RAP: Retrieval-Augmented Planning with Contextual Memory for Multimodal LLM Agents

Tomoyuki Kagaya,Thong Jing Yuan,Yuxuan Lou,Jayashree Karlekar,Sugiri Pranata,Akira Kinose,Koki Oguri,Felix Wick,Yang You
2024-02-06
Abstract:Owing to recent advancements, Large Language Models (LLMs) can now be deployed as agents for increasingly complex decision-making applications in areas including robotics, gaming, and API integration. However, reflecting past experiences in current decision-making processes, an innate human behavior, continues to pose significant challenges. Addressing this, we propose Retrieval-Augmented Planning (RAP) framework, designed to dynamically leverage past experiences corresponding to the current situation and context, thereby enhancing agents' planning capabilities. RAP distinguishes itself by being versatile: it excels in both text-only and multimodal environments, making it suitable for a wide range of tasks. Empirical evaluations demonstrate RAP's effectiveness, where it achieves SOTA performance in textual scenarios and notably enhances multimodal LLM agents' performance for embodied tasks. These results highlight RAP's potential in advancing the functionality and applicability of LLM agents in complex, real-world applications.
Machine Learning,Artificial Intelligence,Computation and Language
What problem does this paper attempt to address?
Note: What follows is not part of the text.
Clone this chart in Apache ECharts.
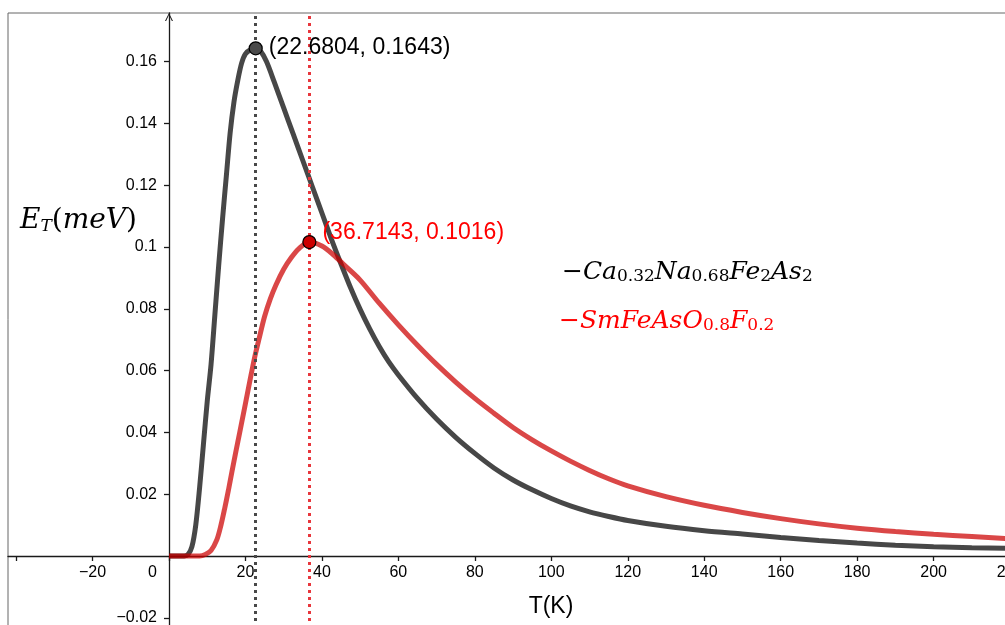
<!DOCTYPE html>
<html>
<head>
<meta charset="utf-8">
<script src="https://cdn.jsdelivr.net/npm/echarts@6/dist/echarts.min.js"></script>
<style>html,body{margin:0;padding:0;background:#fff}#c{width:1005px;height:625px}</style>
</head>
<body>
<div id="c"></div>
<script>
// ---- data ----
const blackT = [0,4,5,6,7,8,9,10,11,12,13,14,15,16,17,18,19,20,21.5,22.68,24,25.5,27.5,30,32.5,35,37.5,40,42.5,45,47.5,50,52.5,55,57.5,60,65,70,75,80,85,90,95,100,105,110,115,120,130,140,150,160,170,180,190,200,210,220];
const blackE = [0,0,0.0005,0.003,0.010,0.022,0.036,0.050,0.062,0.078,0.094,0.109,0.123,0.137,0.147,0.154,0.1595,0.1625,0.1640,0.1643,0.1633,0.1600,0.1535,0.1450,0.1365,0.1280,0.1195,0.1110,0.1025,0.0945,0.0868,0.0798,0.0735,0.0678,0.0628,0.0586,0.0510,0.0443,0.0384,0.0332,0.0285,0.0246,0.0214,0.0186,0.0162,0.0143,0.0128,0.0115,0.0096,0.0082,0.0071,0.0060,0.0050,0.0042,0.0035,0.0030,0.0027,0.0025];
const redT = [0,8,9.5,11,12.5,13.5,14.5,15.5,16.5,17.5,18.5,19.5,20.5,21.5,22.5,23.5,25,26.5,28,30,32,34,36.71,40,43,46,50,55,60,65,70,75,80,85,90,95,100,105,110,115,120,130,140,150,160,170,180,190,200,210,220];
const redE = [0,0,0.0005,0.0018,0.0052,0.0095,0.0150,0.0210,0.0275,0.0338,0.0400,0.0462,0.0525,0.0588,0.0648,0.0700,0.0775,0.0832,0.0878,0.0928,0.0966,0.0995,0.1016,0.1003,0.0975,0.0940,0.0893,0.0818,0.0748,0.0682,0.0620,0.0563,0.0510,0.0462,0.0416,0.0376,0.0340,0.0307,0.0277,0.0250,0.0227,0.0192,0.0164,0.0141,0.0121,0.0104,0.0090,0.0079,0.0070,0.0063,0.0056];
const peakT = [22.6804, 36.7143];
const peakE = [0.1643, 0.1016];
const xTicks = [-40,-20,0,20,40,60,80,100,120,140,160,180,200,220];
const xLabels = [-20,0,20,40,60,80,100,120,140,160,180,200,220];
const yTicks = [-0.02,0.02,0.04,0.06,0.08,0.1,0.12,0.14,0.16];
const yLabels = [-0.02,0.02,0.04,0.06,0.08,0.1,0.12,0.14,0.16];
const xTitle = 'T(K)';

const blackData = blackT.map((t,i)=>[t, blackE[i]]);
const redData = redT.map((t,i)=>[t, redE[i]]);
const MINUS = '\u2212';
const sans = 'Liberation Sans';
const serif = 'DejaVu Serif';

const chart = echarts.init(document.getElementById('c'), null, {renderer:'canvas'});
const axisCol = '#1a1a1a';

const X_MIN = -42.11, X_MAX = 221.29, Y_MIN = -0.02557, Y_MAX = 0.17573;
const G = {left: 8, top: 13, right: -10, bottom: -10};
const gridW = 1005 - G.left - G.right, gridH = 625 - G.top - G.bottom;
// distance from grid edges to the zero lines (so the axes sit on zero, as onZero would)
const yZeroFromBottom = (0 - Y_MIN) / (Y_MAX - Y_MIN) * gridH;
const xZeroFromLeft = (0 - X_MIN) / (X_MAX - X_MIN) * gridW;

const mainStyle = {fontFamily: serif, fontStyle:'italic', fontSize: 25, lineHeight: 30, verticalAlign:'bottom'};
const subStyle = {fontFamily: serif, fontStyle:'normal', fontSize: 17, lineHeight: 16, verticalAlign:'bottom'};
const upStyle = {fontFamily: serif, fontStyle:'normal', fontSize: 25, lineHeight: 30, verticalAlign:'bottom'};

function colored(st, c, extra){ return Object.assign({}, st, extra || {}, {fill: c, color: c}); }

const option = {
  animation: false,
  backgroundColor: '#fff',
  grid: Object.assign({containLabel: false, outerBoundsMode: 'none',
    show: true, borderColor: '#666', borderWidth: 1, backgroundColor: 'transparent'}, G),
  xAxis: {
    type: 'value', min: X_MIN, max: X_MAX, position: 'bottom', offset: -yZeroFromBottom,
    axisLine: {onZero: false, lineStyle: {color: axisCol, width: 1.3}},
    axisTick: {show: true, length: 5, customValues: xTicks, lineStyle: {color: axisCol, width: 1.3}},
    axisLabel: {
      customValues: xLabels, margin: 9, color: '#000', fontFamily: sans, fontSize: 16, hideOverlap: false,
      formatter: v => v === 0 ? '{z|0}' : String(v).replace('-', MINUS),
      rich: {z: {fontFamily: sans, fontSize: 16, color: '#000', padding: [0, 33, 0, 0]}}
    },
    splitLine: {show: false}
  },
  yAxis: {
    type: 'value', min: Y_MIN, max: Y_MAX, position: 'left', offset: -xZeroFromLeft,
    axisLine: {onZero: false, lineStyle: {color: axisCol, width: 1.3},
      symbol: ['none', 'path://M0,10 L5,0 L10,10 L8.6,10 L5,2.6 L1.4,10 Z'], symbolSize: [11, 8], symbolOffset: [0, -4]},
    axisTick: {show: true, length: 5, customValues: yTicks, lineStyle: {color: axisCol, width: 1.3}},
    axisLabel: {
      customValues: yLabels, margin: 12, color: '#000', fontFamily: sans, fontSize: 16, hideOverlap: false,
      formatter: v => String(+(+v).toFixed(2)).replace('-', MINUS)
    },
    splitLine: {show: false}
  },
  graphic: [
    {type: 'text', x: 20, y: 218, z: 100, style: {
      text: '{i|E}{s|T}{u|(}{i|meV}{u|)}', align: 'left', verticalAlign: 'middle',
      rich: {i: colored(mainStyle, '#000', {fontSize: 28, lineHeight: 34}),
             s: colored(subStyle, '#000', {fontStyle: 'italic'}),
             u: colored(upStyle, '#000', {fontSize: 28, lineHeight: 34})}
    }},
    {type: 'text', x: 551, y: 607, z: 100, style: {
      text: xTitle, align: 'center', verticalAlign: 'middle', fontFamily: sans, fontSize: 23, fill: '#000'
    }},
    {type: 'text', x: 562, y: 270, z: 100, style: {
      text: '{u|' + MINUS + '}{i|Ca}{s|0.32}{i|Na}{s|0.68}{i|Fe}{s|2}{i|As}{s|2}', align: 'left', verticalAlign: 'middle',
      rich: {i: colored(mainStyle, '#000'), s: colored(subStyle, '#000'), u: colored(upStyle, '#000')}
    }},
    {type: 'text', x: 559, y: 319, z: 100, style: {
      text: '{u|' + MINUS + '}{i|SmFeAsO}{s|0.8}{i|F}{s|0.2}', align: 'left', verticalAlign: 'middle', fill: '#f00',
      rich: {i: colored(mainStyle, '#f00'), s: colored(subStyle, '#f00'), u: colored(upStyle, '#f00')}
    }}
  ],
  series: [
    {
      type: 'line', data: blackData, showSymbol: false, smooth: 0.3, z: 3,
      lineStyle: {color: 'rgba(0,0,0,0.72)', width: 5},
      markLine: {silent: true, symbol: ['none','none'], label: {show: false},
        lineStyle: {color: '#484848', type: [3, 4], width: 3}, data: [{xAxis: peakT[0]}]}
    },
    {
      type: 'line', data: redData, showSymbol: false, smooth: 0.3, z: 4,
      lineStyle: {color: 'rgba(204,0,0,0.72)', width: 5},
      markLine: {silent: true, symbol: ['none','none'], label: {show: false},
        lineStyle: {color: '#e8363c', type: [3, 4], width: 3}, data: [{xAxis: peakT[1]}]}
    },
    {
      type: 'scatter', z: 10, symbolSize: 13, itemStyle: {opacity: 1},
      data: [
        {value: [peakT[0], peakE[0]], itemStyle: {color: '#4a4a4a', borderColor: '#000', borderWidth: 1.2, opacity: 1},
          label: {color: '#000', offset: [0, -1]}},
        {value: [peakT[1], peakE[1]], itemStyle: {color: '#cc0000', borderColor: '#000', borderWidth: 1.2, opacity: 1},
          label: {color: '#f00', offset: [0, -9]}}
      ],
      label: {show: true, position: 'right', distance: 6, fontFamily: sans, fontSize: 23, color: '#000', opacity: 1,
        formatter: p => '(' + p.value[0] + ', ' + p.value[1] + ')'}
    }
  ]
};
chart.setOption(option);
</script>
</body>
</html>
The paper proposes a framework called Retrieval-Augmented Planning (RAP) to address the performance issues of large language models (LLMs) in complex decision-making tasks. Currently, despite the impressive performance of LLMs in areas such as robotics, gaming, and API integration, they lack the ability to leverage past experiences. RAP enhances the planning capability by dynamically storing and retrieving past experiences relevant to the current context, adapting to textual and multimodal environments. Experimental results demonstrate that RAP outperforms existing methods in both textual and multimodal benchmark tests, improving the performance of LLM agents, especially in functional and practical aspects of complex real-world applications.